Let the circle take its course. As in the forest, intelligence and nutrients will circulate. They will travel on your words, and they will travel during your silences, as you lose yourself listening. When you emerge from a circle of humans imitating a circle of trees, you will feel nourished and alive.

For further reading, see The Story of Storytelling by Ferris Jabir.

Covid Memorial Project

Testimonials

  • “The circle is a place that allows you to open up new insight, using the magic tool of the storytelling. Sharing stories and learning a new way to listen to them, it’s an incredible and powerful moment that can lead you to open up your mind to new point of view and new solutions.”

    Alessandra

  • "My experience was much more enjoyable than expected. I like to do things that make me uncomfortable and help me grow. I joined because my daughter had participated in circles before and I thought it would be good for me, not because I thought it would be fun or relaxing But it was fun and relaxing!  Hearing that it wasn't necessary to prepare a story helped a lot."

Questions

  • The circle leader is not a therapist and the circle is not designed to heal any particular wound. It is designed to permit wisdom and experience to circulate. We are not gathering because we share a biography, a demographic, a challenge, or a given experience. No topic is fixed; the circle is open-ended, with no agenda.

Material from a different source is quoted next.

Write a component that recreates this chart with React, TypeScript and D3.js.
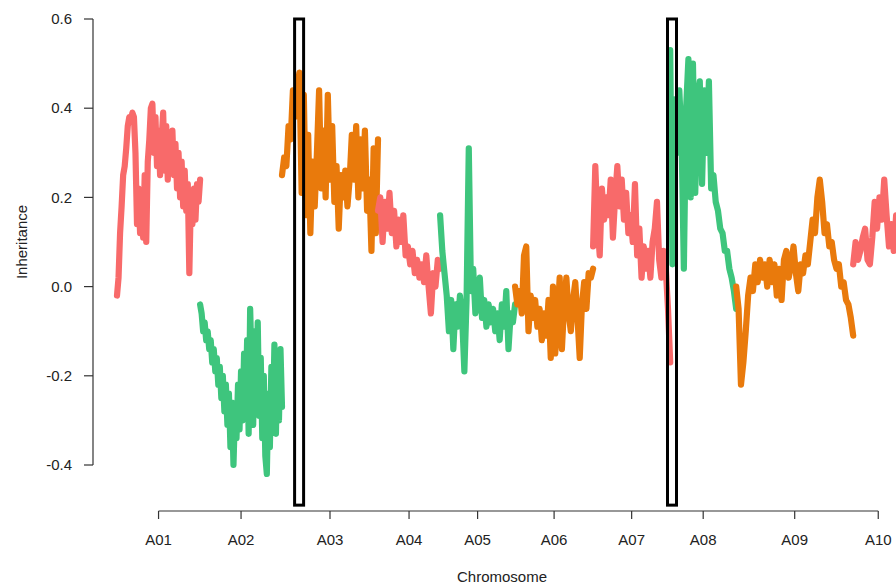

  • This is nonfiction. We are not preparing our material. We do not seek to move others (as in theater) or to entertain (as in a short story) or to amuse (as in comedy). Although professional writers and singers and editors and filmmakers and actors attend circles, the circle is entirely improvised by civilians, not professionals. We are neither practicing our story to perfect it, nor performing it for an audience. We are however witnessing the words, gestures, and silence of others. The stories we tell are confidential.

  • The circle is a practice for life, not a remedy for disease. A person in prime health—mind, body, spirit—can attend the circle and benefit. Attending a circle is an act of conscious contact with others.